Responding to Mr Hawke's advice to the ALP to recognise the perceived negative association with the unions, Ms Gillard said the matter had been adequately addressed at the party's national conference last month.
She tried to soften the public rebuke to Mr Hawke, once the nation's most popular leader, saying he was an important part of the ALP's history. "Bob Hawke is, of course, a living legend," she said. "Bob is right to say that the Labor Party needs to keep modernising."
His criticism of undue union influence within the ALP mirrored the view of another former prime minister, Kevin Rudd, who savaged the power of the unions and factions in a speech to the national conference.
Mr Rudd said the party had failed to take any significant steps to rein in the power of factions and union bosses. "While some claim we have moved forward on party reform, the truth is we have barely moved at all," Mr Rudd said. "The stark alternative remains: either more power to the factional powerbrokers or more power to the 35,000 members of the Australian Labor Party."

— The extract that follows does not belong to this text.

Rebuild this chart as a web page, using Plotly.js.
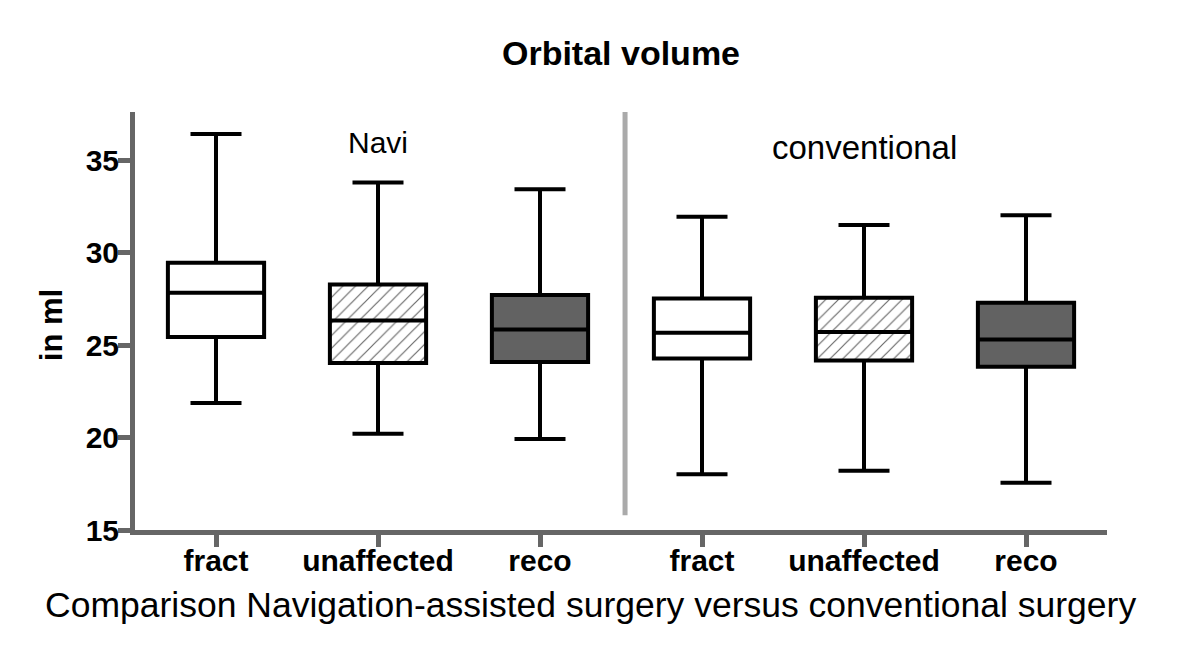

An internal review by the former premiers Steve Bracks and Bob Carr and Senator John Faulkner recommended a guaranteed say for unions and Labor supporters in party preselections and aired dire warnings that the party faced a membership crisis.
Senator Faulkner has repeatedly warned that the ALP risks a wipeout of its membership - as "a small party getting smaller, [and] an old party getting older".

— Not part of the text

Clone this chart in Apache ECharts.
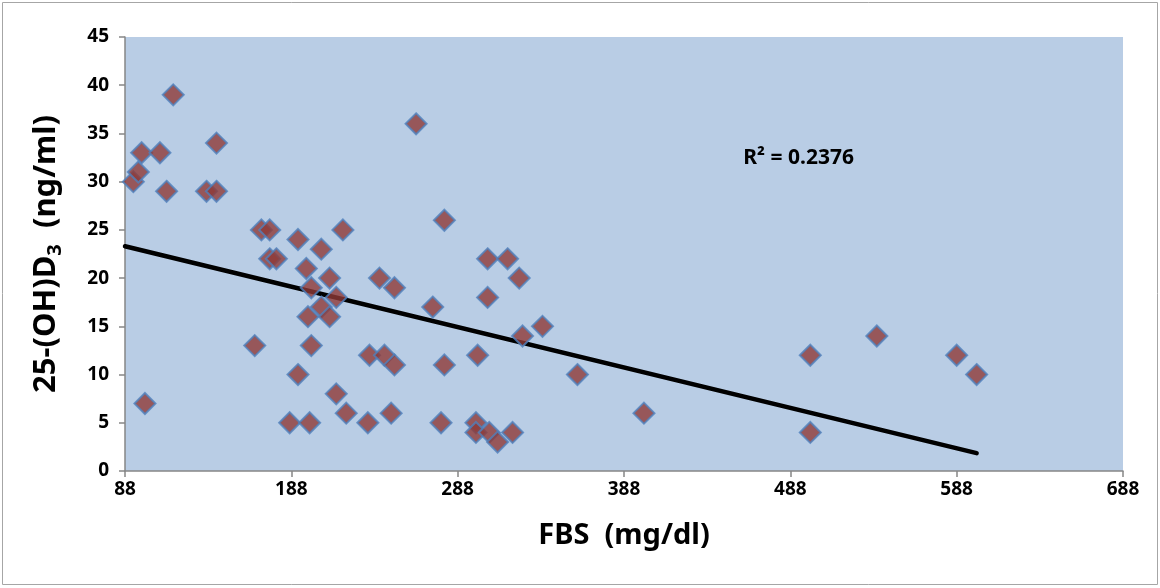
<!DOCTYPE html>
<html>
<head>
<meta charset="utf-8">
<script src="https://cdn.jsdelivr.net/npm/echarts@6/dist/echarts.min.js"></script>
<style>
  html, body { margin: 0; padding: 0; background: #ffffff; }
  #chart { width: 1160px; height: 588px; }
</style>
</head>
<body>
<div id="chart"></div>
<script>
// FBS (mg/dl) values
const fbs = [93, 96, 98, 100, 109, 113, 117, 137, 143, 143,
  166, 170, 175, 175, 179, 187, 192, 192, 197, 198, 199, 200, 200, 206, 206, 211, 211, 215, 215, 219, 221,
  234, 235, 241, 244, 248, 250, 250,
  263, 273, 278, 280, 280,
  299, 299, 300, 306, 306, 307, 312, 318, 321, 325, 327, 339,
  360, 400, 500, 500, 540, 588, 600];
// 25-(OH)D3 (ng/ml) values
const vitD = [30, 31, 33, 7, 33, 29, 39, 29, 29, 34,
  13, 25, 25, 22, 22, 5, 24, 10, 21, 16, 5, 13, 19, 23, 17, 20, 16, 18, 8, 25, 6,
  5, 12, 20, 12, 6, 19, 11,
  36, 17, 5, 26, 11,
  5, 4, 12, 22, 18, 4, 3, 22, 4, 20, 14, 15,
  10, 6, 12, 4, 14, 12, 10];
// linear trend line end points
const trendX = [88, 600];
const trendY = [23.3, 1.85];
const xTicks = [88, 188, 288, 388, 488, 588, 688];
const yTicks = [0, 5, 10, 15, 20, 25, 30, 35, 40, 45];
const rSquaredText = 'R² = 0.2376';
const rSquaredAt = [493, 32.5];

const points = fbs.map((x, i) => [x, vitD[i]]);
const trend = trendX.map((x, i) => [x, trendY[i]]);

const FONT = '"Noto Sans", "Open Sans", sans-serif';
const chart = echarts.init(document.getElementById('chart'), null, { renderer: 'canvas' });

chart.setOption({
  animation: false,
  backgroundColor: '#ffffff',
  graphic: [{
    type: 'rect',
    shape: { x: 2.5, y: 2.5, width: 1155, height: 582 },
    style: { fill: 'none', stroke: '#A6A6A6', lineWidth: 1 },
    silent: true
  }],
  grid: {
    left: 125, right: 37, top: 37, bottom: 117,
    show: true, backgroundColor: '#B9CDE5', borderWidth: 0
  },
  xAxis: {
    type: 'value',
    min: xTicks[0], max: xTicks[xTicks.length - 1],
    name: 'FBS  (mg/dl)',
    nameLocation: 'middle',
    nameGap: 50,
    nameTextStyle: { fontFamily: FONT, fontWeight: 'bold', fontSize: 29, color: '#000' },
    axisLine: { show: true, lineStyle: { color: '#868686', width: 1.5 } },
    axisTick: { show: true, inside: false, length: 6, customValues: xTicks, lineStyle: { color: '#868686', width: 1.5 } },
    axisLabel: { customValues: xTicks, margin: 9, fontFamily: FONT, fontWeight: 'bold', fontSize: 19, color: '#000' },
    splitLine: { show: false }
  },
  yAxis: {
    type: 'value',
    min: yTicks[0], max: yTicks[yTicks.length - 1], interval: 5,
    name: '{a|25-(OH)D}{s|3}{a|  (ng/ml)}',
    nameLocation: 'middle',
    nameGap: 60,
    nameRotate: 90,
    nameTextStyle: {
      rich: {
        a: { fontFamily: FONT, fontWeight: 'bold', fontSize: 31, color: '#000', lineHeight: 38 },
        s: { fontFamily: FONT, fontWeight: 'bold', fontSize: 20, color: '#000', lineHeight: 38, verticalAlign: 'bottom', padding: [15, 0, 0, 0] }
      }
    },
    axisLine: { show: true, lineStyle: { color: '#868686', width: 1.5 } },
    axisTick: { show: true, inside: false, length: 6, lineStyle: { color: '#868686', width: 1.5 } },
    axisLabel: { margin: 16, fontFamily: FONT, fontWeight: 'bold', fontSize: 19, color: '#000' },
    splitLine: { show: false }
  },
  series: [
    {
      type: 'line',
      data: trend,
      symbol: 'none',
      lineStyle: { color: '#000', width: 4.5, cap: 'round' },
      z: 2,
      markPoint: {
        symbol: 'circle', symbolSize: 0,
        data: [{ coord: rSquaredAt }],
        label: { show: true, position: 'inside', formatter: rSquaredText, fontFamily: FONT, fontWeight: 'bold', fontSize: 21, color: '#000' }
      }
    },
    {
      type: 'scatter',
      data: points,
      symbol: 'diamond',
      symbolSize: 21,
      itemStyle: { color: '#8E3A37', borderColor: '#4F81BD', borderWidth: 2 },
      z: 3
    }
  ]
});
</script>
</body>
</html>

Ms Gillard welcomed the review but resisted the suggestion that the unions be given a say in policy and parliamentary decisions. "As Labor leader I will insist on the right to freely choose the executive of the federal parliamentary Labor Party," she said at the time of the review's release. "I have chosen my team of ministers and parliamentary secretaries and I will continue to do so."
Mr Hawke also addressed the leadership question that continues to dog Ms Gillard, saying he believed she was the best person for the job. "I don't think they should change leaders," he said. "There has been a lot of criticism of Julia, but you have got to give her credit for a lot of achievements and tenacity. "She has shown a lot of courage and determination, particularly on the carbon tax and the mining tax. When those things are bedded down they may even become positives."
Ms Gillard has refused to address questions about the leadership this year, telling reporters on New Year's Day to "check the transcripts" of last year for her answer.
It is more than 20 years since Mr Hawke was prime minister of Australia but the "Silver Bodgie" has enjoyed a resurgence in the media, most recently in a renewed spat with the former prime minister Paul Keating.
The pair showed the passing of time had done nothing to ease the rancour in their relationship, with Mr Keating this week blaming Mr Hawke for the wage explosions of the 1970s.
Mr Keating said that Mr Hawke, as the ACTU national secretary, had "nearly destroyed the economy twice". The spat coincides with the release by the National Archives of the 1982 and 1983 cabinet documents.